Section 2. Congress has the power to enforce this amendment by passing appropriate laws.
What this means for you
The Thirteenth Amendment ended slavery in the United States in December 1865. It is the only amendment in the Constitution that directly restricts what private people can do to each other. Most amendments restrict only what the government can do.
The criminal punishment exception is real and significant. The text allows involuntary servitude as punishment for a crime, after a proper conviction. This clause is the legal basis for prison labor programs in the United States today. Some states allow prisoners to be required to work for very low pay or no pay. The constitutionality of this practice has been challenged on various grounds but remains in effect.
The amendment's prohibition extends to forced labor in any form — not only slavery as it existed before 1865, but also debt peonage, forced child labor, human trafficking, and other forms of involuntary servitude. Federal laws including the Trafficking Victims Protection Act enforce this through criminal penalties.
If you are being forced to work against your will, through threats, debt, document confiscation, or physical restraint, you are protected by the Thirteenth Amendment. The National Human Trafficking Hotline is 1-888-373-7888 and operates 24 hours.
About
The Thirteenth Amendment was ratified on December 6, 1865, eight months after the end of the Civil War and seven months after President Lincoln was assassinated. It was the first of three Reconstruction Amendments — the Thirteenth, Fourteenth, and Fifteenth — passed to address slavery and its aftermath.
Before this amendment, the Constitution had treated slavery as a state-by-state question and had included several provisions that protected the institution, including the Three-Fifths Clause and the Fugitive Slave Clause. The Thirteenth Amendment removed slavery from the Constitution entirely and made the prohibition national.
Section 2 of the amendment, granting Congress enforcement power, is the textual basis for several major civil rights laws including the Civil Rights Act of 1866 and parts of more recent anti-trafficking legislation.
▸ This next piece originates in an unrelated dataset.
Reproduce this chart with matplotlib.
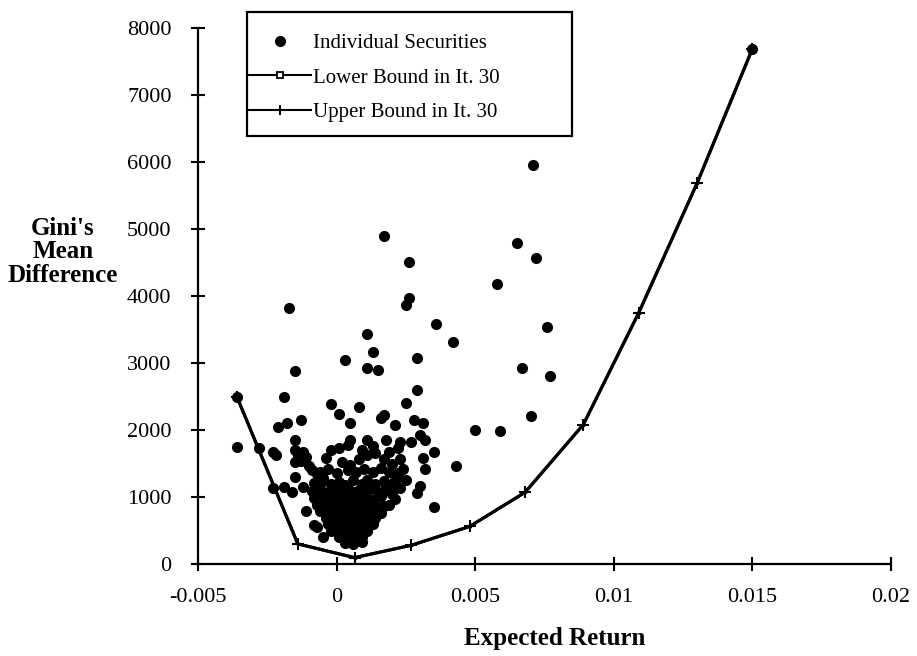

The criminal punishment exception ("except as a punishment for crime whereof the party shall have been duly convicted") was used in the post-Civil War South to create convict leasing systems, in which Black Americans were arrested under vagrancy laws and other discriminatory statutes and then leased as forced labor. The legacy of this practice is part of ongoing debates about the prison system in the United States.